Retype word for word the first line of the listing and each line after it up to the line with "Chart.register(...registerables);", with the pictures taken out.

Material:
++++++++++++++++++++
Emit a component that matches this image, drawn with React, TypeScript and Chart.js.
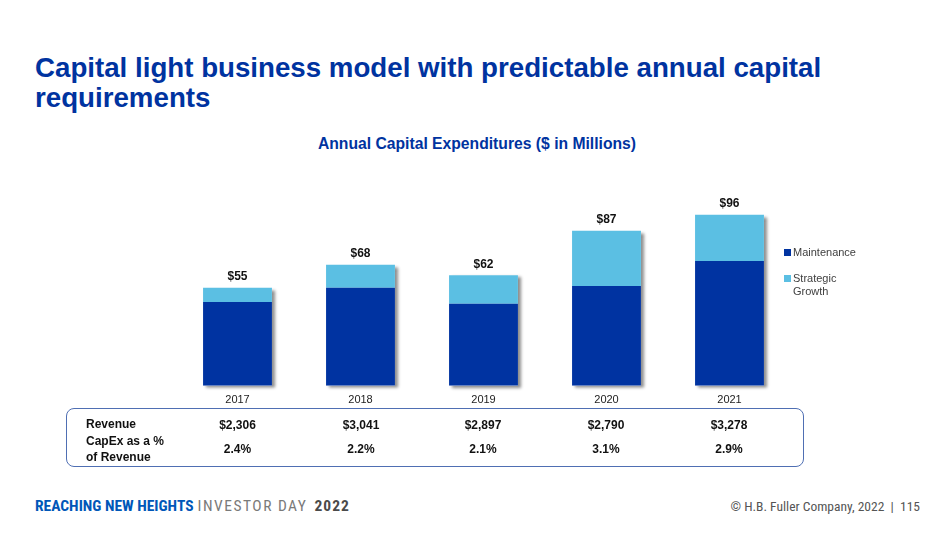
import React, { useEffect, useRef } from "react";
import { Chart, registerables } from "chart.js";

Chart.register(...registerables);

const years = ["2017", "2018", "2019", "2020", "2021"];
const maintenance = [47, 55, 46, 56, 70];
const strategicGrowth = [8, 13, 16, 31, 26];
const totalLabels = ["$55", "$68", "$62", "$87", "$96"];
const revenue = ["$2,306", "$3,041", "$2,897", "$2,790", "$3,278"];
const capexPct = ["2.4%", "2.2%", "2.1%", "3.1%", "2.9%"];

const DARK = "#0033A1";
const LIGHT = "#5BBFE3";
const FONT = "'Liberation Sans', Arial, Helvetica, sans-serif";
const NARROW = "'Liberation Sans Narrow', 'Roboto Condensed', 'Liberation Sans', Arial, sans-serif";

const shadowPlugin = {
  id: "barShadow",
  beforeDatasetsDraw(chart: any) {
    const ctx = chart.ctx;
    const m0 = chart.getDatasetMeta(0);
    const m1 = chart.getDatasetMeta(1);
    ctx.save();
    ctx.shadowColor = "rgba(0,0,0,0.45)";
    ctx.shadowBlur = 3;
    ctx.shadowOffsetX = 3;
    ctx.shadowOffsetY = 2;
    ctx.fillStyle = "#ffffff";
    m0.data.forEach((el: any, i: number) => {
      const top = m1.data[i];
      const w = el.width;
      ctx.fillRect(el.x - w / 2, top.y, w, el.base - top.y);
    });
    ctx.restore();
  },
};

const totalsPlugin = {
  id: "totals",
  afterDatasetsDraw(chart: any) {
    const ctx = chart.ctx;
    const m1 = chart.getDatasetMeta(1);
    ctx.save();
    ctx.font = `bold 12px ${FONT}`;
    ctx.fillStyle = "#111111";
    ctx.textAlign = "center";
    ctx.textBaseline = "bottom";
    m1.data.forEach((el: any, i: number) => {
      ctx.fillText(totalLabels[i], el.x, el.y - 5);
    });
    ctx.restore();
  },
};

export default function App() {
  const ref = useRef<HTMLCanvasElement>(null);

  useEffect(() => {
    if (!ref.current) return;
    const chart = new Chart(ref.current, {
      type: "bar",
      data: {
        labels: years,
        datasets: [
          { label: "Maintenance", data: maintenance, backgroundColor: DARK, borderWidth: 0 },
          { label: "Strategic Growth", data: strategicGrowth, backgroundColor: LIGHT, borderWidth: 0 },
        ],
      },
      options: {
        responsive: false,
        animation: false,
        maintainAspectRatio: false,
        layout: { padding: { left: 176, right: 159, top: 17, bottom: 3 } },
        plugins: { legend: { display: false }, tooltip: { enabled: false }, title: { display: false } },
        datasets: { bar: { categoryPercentage: 1, barPercentage: 0.56 } },
        scales: {
          x: {
            stacked: true,
            grid: { display: false },
            border: { display: false },
            ticks: { color: "#222222", font: { family: FONT, size: 11 }, padding: 0 },
          },
          y: { stacked: true, display: false, min: 0, max: 106 },
        },
      },
      plugins: [shadowPlugin, totalsPlugin],
    });
    return () => chart.destroy();
  }, []);

  const colCenters = [237.5, 361, 483, 606, 729];

  return (
    <div style={{ position: "fixed", left: 0, top: 0, width: 950, height: 534, background: "#fff", fontFamily: FONT, overflow: "hidden" }}>
      <div style={{ position: "absolute", left: 35, top: 53, fontSize: 27.7, lineHeight: "30px", fontWeight: "bold", color: "#0033A0", whiteSpace: "nowrap" }}>
        Capital light business model with predictable annual capital
        <br />
        requirements
      </div>
      <div style={{ position: "absolute", left: 0, width: 954, top: 135, textAlign: "center", fontSize: 15.7, lineHeight: "18px", fontWeight: "bold", color: "#0033A0" }}>
        Annual Capital Expenditures ($ in Millions)
      </div>
      <canvas ref={ref} width={950} height={230} style={{ position: "absolute", left: 0, top: 180, width: 950, height: 230 }} />
      <div style={{ position: "absolute", left: 784, top: 246, fontSize: 11, lineHeight: "13px", color: "#404040" }}>
        <div style={{ display: "flex", alignItems: "flex-start" }}>
          <span style={{ display: "inline-block", width: 7, height: 7, background: DARK, marginTop: 3, marginRight: 2 }} />
          <span>Maintenance</span>
        </div>
        <div style={{ display: "flex", alignItems: "flex-start", marginTop: 13 }}>
          <span style={{ display: "inline-block", width: 7, height: 7, background: LIGHT, marginTop: 3, marginRight: 2 }} />
          <span>Strategic<br />Growth</span>
        </div>
      </div>
      <div style={{ position: "absolute", left: 66, top: 408, width: 738, height: 59, border: "1px solid #4f6fb3", borderRadius: 8, boxSizing: "border-box" }} />
      <div style={{ position: "absolute", left: 86, top: 417, fontSize: 12, lineHeight: "14px", fontWeight: "bold", color: "#111" }}>Revenue</div>
      <div style={{ position: "absolute", left: 86, top: 433, fontSize: 12, lineHeight: "16px", fontWeight: "bold", color: "#111" }}>
        CapEx as a %<br />of Revenue
      </div>
      {revenue.map((r, i) => (
        <div key={"r" + i} style={{ position: "absolute", left: colCenters[i] - 50, width: 100, top: 418, textAlign: "center", fontSize: 12, lineHeight: "14px", fontWeight: "bold", color: "#111" }}>{r}</div>
      ))}
      {capexPct.map((r, i) => (
        <div key={"p" + i} style={{ position: "absolute", left: colCenters[i] - 50, width: 100, top: 442, textAlign: "center", fontSize: 12, lineHeight: "14px", fontWeight: "bold", color: "#111" }}>{r}</div>
      ))}
      <div style={{ position: "absolute", left: 35, top: 497, fontSize: 15.5, lineHeight: "18px", fontFamily: NARROW, whiteSpace: "nowrap" }}>
        <span style={{ fontWeight: "bold", color: "#0057B8" }}>REACHING NEW HEIGHTS</span>
        <span style={{ color: "#7a7a7a", letterSpacing: 1.5, marginLeft: 4 }}>INVESTOR DAY</span>
        <span style={{ fontWeight: "bold", color: "#4a4a4a", marginLeft: 7, letterSpacing: 1 }}>2022</span>
      </div>
      <div style={{ position: "absolute", right: 30, top: 497, fontSize: 13.5, lineHeight: "18px", fontFamily: NARROW, color: "#555", whiteSpace: "nowrap" }}>
        © H.B. Fuller Company, 2022 &nbsp;|&nbsp; 115
      </div>
    </div>
  );
}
++++++++++++++++++++
Result:
Emit a component that matches this image, drawn with React, TypeScript and Chart.js.
import React, { useEffect, useRef } from "react";
import { Chart, registerables } from "chart.js";

Chart.register(...registerables);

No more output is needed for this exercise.